▸ **Directive**: Reproduce the listing below character for character; drop every image.

+++ Source excerpt

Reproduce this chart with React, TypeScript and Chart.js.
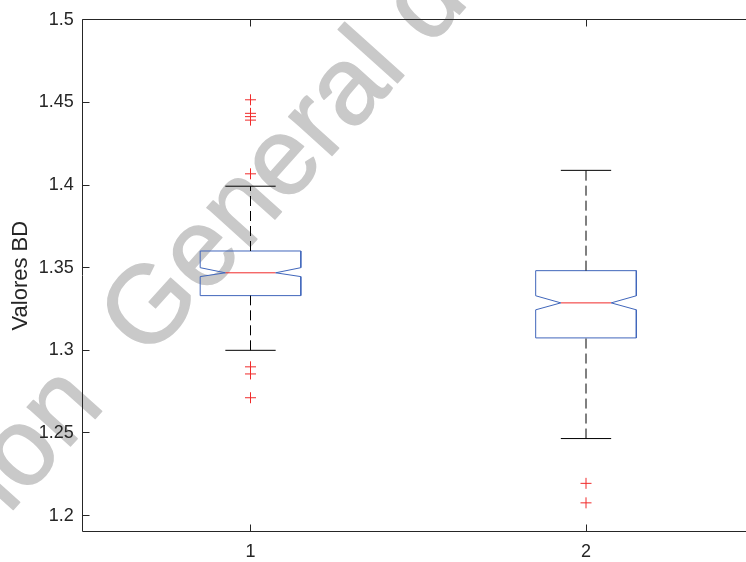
import React, { useEffect, useRef } from 'react';
import { Chart, registerables } from 'chart.js';

Chart.register(...registerables);

// ---- data ----
const categories = ['1', '2'];
const positions = [1, 2];
const q1 = [1.3331, 1.3075];
const q3 = [1.3601, 1.3482];
const medians = [1.3469, 1.3287];
const notchLow = [1.3446, 1.3245];
const notchHigh = [1.35, 1.333];
const whiskerLow = [1.3, 1.2466];
const whiskerHigh = [1.3993, 1.4089];
const outliers1 = [1.4516, 1.4434, 1.4414, 1.4393, 1.4068, 1.29, 1.2857, 1.2713];
const outliers2 = [1.2195, 1.2077];
const yTicks = [1.2, 1.25, 1.3, 1.35, 1.4, 1.45, 1.5];
const yTickLabels = ['1.2', '1.25', '1.3', '1.35', '1.4', '1.45', '1.5'];
const yLabel = 'Valores BD';
const watermarkFirst = 'Dirección';
const watermarkRest = 'General de Bibliotecas de la UNAM';

// ---- styles ----
const BOX_HALF = 0.15;
const NOTCH_HALF = 0.075;
const CAP_HALF = 0.075;
const BLUE = '#4066bb';
const RED = '#f02a2a';
const AXIS = '#262626';
const FONT = '"Liberation Sans", Arial, Helvetica, sans-serif';
const WM_COLOR = '#c9c9c9';

const watermarkPlugin = {
  id: 'watermark',
  beforeDraw(chart: any) {
    const ctx = chart.ctx;
    ctx.save();
    ctx.fillStyle = '#ffffff';
    ctx.fillRect(0, 0, chart.width, chart.height);
    ctx.font = `110px ${FONT}`;
    ctx.fillStyle = WM_COLOR;
    ctx.strokeStyle = WM_COLOR;
    ctx.lineWidth = 1.5;
    ctx.lineJoin = 'round';
    const space = ctx.measureText(' ').width;
    const firstW = ctx.measureText(watermarkFirst).width;
    ctx.translate(147, 361);
    ctx.rotate((-48 * Math.PI) / 180);
    ctx.textAlign = 'left';
    ctx.textBaseline = 'alphabetic';
    const fx = -(firstW + space + 30);
    ctx.fillText(watermarkFirst, fx, 0);
    ctx.strokeText(watermarkFirst, fx, 0);
    ctx.fillText(watermarkRest, 0, 0);
    ctx.strokeText(watermarkRest, 0, 0);
    ctx.restore();
  },
};

const framePlugin = {
  id: 'frame',
  beforeDatasetsDraw(chart: any) {
    const { ctx, chartArea: a, scales } = chart;
    const xs = scales.x;
    const ys = scales.y;
    const L = Math.floor(a.left) + 0.5;
    const R = Math.floor(a.right) + 0.5;
    const T = Math.floor(a.top) + 0.5;
    const B = Math.floor(a.bottom) + 0.5;
    const TL = 7;
    ctx.save();
    ctx.strokeStyle = AXIS;
    ctx.lineWidth = 1;
    ctx.beginPath();
    ctx.moveTo(L, B);
    ctx.lineTo(L, T);
    ctx.lineTo(R, T);
    ctx.lineTo(R, B);
    ctx.lineTo(L, B);
    yTicks.forEach((v) => {
      const py = Math.floor(ys.getPixelForValue(v)) + 0.5;
      ctx.moveTo(L, py);
      ctx.lineTo(L + TL, py);
      ctx.moveTo(R, py);
      ctx.lineTo(R - TL, py);
    });
    positions.forEach((v) => {
      const px = Math.floor(xs.getPixelForValue(v)) + 0.5;
      ctx.moveTo(px, B);
      ctx.lineTo(px, B - TL);
      ctx.moveTo(px, T);
      ctx.lineTo(px, T + TL);
    });
    ctx.stroke();
    ctx.restore();
  },
};

function line(data: { x: number; y: number }[], color: string, dash: number[] = []) {
  return {
    data,
    showLine: true,
    borderColor: color,
    backgroundColor: color,
    borderWidth: 1,
    borderDash: dash,
    pointRadius: 0,
    pointHoverRadius: 0,
    fill: false,
    tension: 0,
  };
}

function buildDatasets() {
  const ds: any[] = [];
  positions.forEach((x, i) => {
    ds.push(line([{ x, y: q3[i] }, { x, y: whiskerHigh[i] }], '#000000', [10, 5]));
    ds.push(line([{ x, y: whiskerLow[i] }, { x, y: q1[i] }], '#000000', [10, 5]));
    ds.push(line([{ x: x - CAP_HALF, y: whiskerHigh[i] }, { x: x + CAP_HALF, y: whiskerHigh[i] }], '#000000'));
    ds.push(line([{ x: x - CAP_HALF, y: whiskerLow[i] }, { x: x + CAP_HALF, y: whiskerLow[i] }], '#000000'));
    ds.push(
      line(
        [
          { x: x - BOX_HALF, y: q1[i] },
          { x: x - BOX_HALF, y: notchLow[i] },
          { x: x - NOTCH_HALF, y: medians[i] },
          { x: x - BOX_HALF, y: notchHigh[i] },
          { x: x - BOX_HALF, y: q3[i] },
          { x: x + BOX_HALF, y: q3[i] },
          { x: x + BOX_HALF, y: notchHigh[i] },
          { x: x + NOTCH_HALF, y: medians[i] },
          { x: x + BOX_HALF, y: notchLow[i] },
          { x: x + BOX_HALF, y: q1[i] },
          { x: x - BOX_HALF, y: q1[i] },
        ],
        BLUE
      )
    );
    ds.push(line([{ x: x - NOTCH_HALF, y: medians[i] }, { x: x + NOTCH_HALF, y: medians[i] }], RED));
  });
  [outliers1, outliers2].forEach((arr, i) => {
    ds.push({
      data: arr.map((v) => ({ x: positions[i], y: v })),
      showLine: false,
      pointStyle: 'cross',
      pointRadius: 5.5,
      pointHoverRadius: 5.5,
      borderColor: RED,
      backgroundColor: RED,
      pointBorderWidth: 1,
      borderWidth: 1,
    });
  });
  return ds;
}

export default function App() {
  const ref = useRef<HTMLCanvasElement | null>(null);
  useEffect(() => {
    if (!ref.current) return;
    const chart = new Chart(ref.current, {
      type: 'scatter',
      data: { datasets: buildDatasets() },
      plugins: [watermarkPlugin, framePlugin],
      options: {
        animation: false,
        responsive: false,
        events: [],
        layout: { padding: { top: 17.5, left: 0, right: 16.25, bottom: 0 } },
        plugins: { legend: { display: false }, tooltip: { enabled: false } },
        scales: {
          x: {
            type: 'linear',
            min: 0.5,
            max: 2.5,
            grid: { display: false, drawTicks: false },
            border: { display: false },
            ticks: {
              color: AXIS,
              font: { family: FONT, size: 18 },
              padding: 10,
              callback: (v: any) => {
                const idx = positions.indexOf(Number(v));
                return idx >= 0 ? categories[idx] : '';
              },
            },
            afterBuildTicks: (s: any) => {
              s.ticks = positions.map((v) => ({ value: v }));
            },
            afterFit: (s: any) => {
              s.height = 30.5;
            },
          },
          y: {
            type: 'linear',
            min: 1.19036,
            max: 1.5,
            grid: { display: false, drawTicks: false },
            border: { display: false },
            ticks: {
              color: AXIS,
              font: { family: FONT, size: 18 },
              padding: 9,
              callback: (_v: any, i: number) => yTickLabels[i],
            },
            title: {
              display: true,
              text: yLabel,
              color: AXIS,
              font: { family: FONT, size: 22 },
              padding: { top: 8, bottom: 0 },
            },
            afterBuildTicks: (s: any) => {
              s.ticks = yTicks.map((v) => ({ value: v }));
            },
            afterFit: (s: any) => {
              s.width = 82.75;
            },
          },
        },
      } as any,
    });
    return () => chart.destroy();
  }, []);
  return (
    <div
      style={{
        position: 'fixed',
        left: 0,
        top: 0,
        width: 746,
        height: 562,
        overflow: 'hidden',
        background: '#ffffff',
      }}
    >
      <canvas ref={ref} width={770} height={562} style={{ display: 'block' }} />
    </div>
  );
}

++++++

▸ **Result for this exercise**:
Reproduce this chart with React, TypeScript and Chart.js.
import React, { useEffect, useRef } from 'react';
import { Chart, registerables } from 'chart.js';

Chart.register(...registerables);

// ---- data ----
const categories = ['1', '2'];
const positions = [1, 2];
const q1 = [1.3331, 1.3075];
const q3 = [1.3601, 1.3482];
const medians = [1.3469, 1.3287];
const notchLow = [1.3446, 1.3245];
const notchHigh = [1.35, 1.333];
const whiskerLow = [1.3, 1.2466];
const whiskerHigh = [1.3993, 1.4089];
const outliers1 = [1.4516, 1.4434, 1.4414, 1.4393, 1.4068, 1.29, 1.2857, 1.2713];
const outliers2 = [1.2195, 1.2077];
const yTicks = [1.2, 1.25, 1.3, 1.35, 1.4, 1.45, 1.5];
const yTickLabels = ['1.2', '1.25', '1.3', '1.35', '1.4', '1.45', '1.5'];
const yLabel = 'Valores BD';
const watermarkFirst = 'Dirección';
const watermarkRest = 'General de Bibliotecas de la UNAM';

// ---- styles ----
const BOX_HALF = 0.15;
const NOTCH_HALF = 0.075;
const CAP_HALF = 0.075;
const BLUE = '#4066bb';
const RED = '#f02a2a';
const AXIS = '#262626';
const FONT = '"Liberation Sans", Arial, Helvetica, sans-serif';
const WM_COLOR = '#c9c9c9';

const watermarkPlugin = {
  id: 'watermark',
  beforeDraw(chart: any) {
    const ctx = chart.ctx;
    ctx.save();
    ctx.fillStyle = '#ffffff';
    ctx.fillRect(0, 0, chart.width, chart.height);
    ctx.font = `110px ${FONT}`;
    ctx.fillStyle = WM_COLOR;
    ctx.strokeStyle = WM_COLOR;
    ctx.lineWidth = 1.5;
    ctx.lineJoin = 'round';
    const space = ctx.measureText(' ').width;
    const firstW = ctx.measureText(watermarkFirst).width;
    ctx.translate(147, 361);
    ctx.rotate((-48 * Math.PI) / 180);
    ctx.textAlign = 'left';
    ctx.textBaseline = 'alphabetic';
    const fx = -(firstW + space + 30);
    ctx.fillText(watermarkFirst, fx, 0);
    ctx.strokeText(watermarkFirst, fx, 0);
    ctx.fillText(watermarkRest, 0, 0);
    ctx.strokeText(watermarkRest, 0, 0);
    ctx.restore();
  },
};

const framePlugin = {
  id: 'frame',
  beforeDatasetsDraw(chart: any) {
    const { ctx, chartArea: a, scales } = chart;
    const xs = scales.x;
    const ys = scales.y;
    const L = Math.floor(a.left) + 0.5;
    const R = Math.floor(a.right) + 0.5;
    const T = Math.floor(a.top) + 0.5;
    const B = Math.floor(a.bottom) + 0.5;
    const TL = 7;
    ctx.save();
    ctx.strokeStyle = AXIS;
    ctx.lineWidth = 1;
    ctx.beginPath();
    ctx.moveTo(L, B);
    ctx.lineTo(L, T);
    ctx.lineTo(R, T);
    ctx.lineTo(R, B);
    ctx.lineTo(L, B);
    yTicks.forEach((v) => {
      const py = Math.floor(ys.getPixelForValue(v)) + 0.5;
      ctx.moveTo(L, py);
      ctx.lineTo(L + TL, py);
      ctx.moveTo(R, py);
      ctx.lineTo(R - TL, py);
    });
    positions.forEach((v) => {
      const px = Math.floor(xs.getPixelForValue(v)) + 0.5;
      ctx.moveTo(px, B);
      ctx.lineTo(px, B - TL);
      ctx.moveTo(px, T);
      ctx.lineTo(px, T + TL);
    });
    ctx.stroke();
    ctx.restore();
  },
};

function line(data: { x: number; y: number }[], color: string, dash: number[] = []) {
  return {
    data,
    showLine: true,
    borderColor: color,
    backgroundColor: color,
    borderWidth: 1,
    borderDash: dash,
    pointRadius: 0,
    pointHoverRadius: 0,
    fill: false,
    tension: 0,
  };
}

function buildDatasets() {
  const ds: any[] = [];
  positions.forEach((x, i) => {
    ds.push(line([{ x, y: q3[i] }, { x, y: whiskerHigh[i] }], '#000000', [10, 5]));
    ds.push(line([{ x, y: whiskerLow[i] }, { x, y: q1[i] }], '#000000', [10, 5]));
    ds.push(line([{ x: x - CAP_HALF, y: whiskerHigh[i] }, { x: x + CAP_HALF, y: whiskerHigh[i] }], '#000000'));
    ds.push(line([{ x: x - CAP_HALF, y: whiskerLow[i] }, { x: x + CAP_HALF, y: whiskerLow[i] }], '#000000'));
    ds.push(
      line(
        [
          { x: x - BOX_HALF, y: q1[i] },
          { x: x - BOX_HALF, y: notchLow[i] },
          { x: x - NOTCH_HALF, y: medians[i] },
          { x: x - BOX_HALF, y: notchHigh[i] },
          { x: x - BOX_HALF, y: q3[i] },
          { x: x + BOX_HALF, y: q3[i] },
          { x: x + BOX_HALF, y: notchHigh[i] },
          { x: x + NOTCH_HALF, y: medians[i] },
          { x: x + BOX_HALF, y: notchLow[i] },
          { x: x + BOX_HALF, y: q1[i] },
          { x: x - BOX_HALF, y: q1[i] },
        ],
        BLUE
      )
    );
    ds.push(line([{ x: x - NOTCH_HALF, y: medians[i] }, { x: x + NOTCH_HALF, y: medians[i] }], RED));
  });
  [outliers1, outliers2].forEach((arr, i) => {
    ds.push({
      data: arr.map((v) => ({ x: positions[i], y: v })),
      showLine: false,
      pointStyle: 'cross',
      pointRadius: 5.5,
      pointHoverRadius: 5.5,
      borderColor: RED,
      backgroundColor: RED,
      pointBorderWidth: 1,
      borderWidth: 1,
    });
  });
  return ds;
}

export default function App() {
  const ref = useRef<HTMLCanvasElement | null>(null);
  useEffect(() => {
    if (!ref.current) return;
    const chart = new Chart(ref.current, {
      type: 'scatter',
      data: { datasets: buildDatasets() },
      plugins: [watermarkPlugin, framePlugin],
      options: {
        animation: false,
        responsive: false,
        events: [],
        layout: { padding: { top: 17.5, left: 0, right: 16.25, bottom: 0 } },
        plugins: { legend: { display: false }, tooltip: { enabled: false } },
        scales: {
          x: {
            type: 'linear',
            min: 0.5,
            max: 2.5,
            grid: { display: false, drawTicks: false },
            border: { display: false },
            ticks: {
              color: AXIS,
              font: { family: FONT, size: 18 },
              padding: 10,
              callback: (v: any) => {
                const idx = positions.indexOf(Number(v));
                return idx >= 0 ? categories[idx] : '';
              },
            },
            afterBuildTicks: (s: any) => {
              s.ticks = positions.map((v) => ({ value: v }));
            },
            afterFit: (s: any) => {
              s.height = 30.5;
            },
          },
          y: {
            type: 'linear',
            min: 1.19036,
            max: 1.5,
            grid: { display: false, drawTicks: false },
            border: { display: false },
            ticks: {
              color: AXIS,
              font: { family: FONT, size: 18 },
              padding: 9,
              callback: (_v: any, i: number) => yTickLabels[i],
            },
            title: {
              display: true,
              text: yLabel,
              color: AXIS,
              font: { family: FONT, size: 22 },
              padding: { top: 8, bottom: 0 },
            },
            afterBuildTicks: (s: any) => {
              s.ticks = yTicks.map((v) => ({ value: v }));
            },
            afterFit: (s: any) => {
              s.width = 82.75;
            },
          },
        },
      } as any,
    });
    return () => chart.destroy();
  }, []);
  return (
    <div
      style={{
        position: 'fixed',
        left: 0,
        top: 0,
        width: 746,
        height: 562,
        overflow: 'hidden',
        background: '#ffffff',
      }}
    >
      <canvas ref={ref} width={770} height={562} style={{ display: 'block' }} />
    </div>
  );
}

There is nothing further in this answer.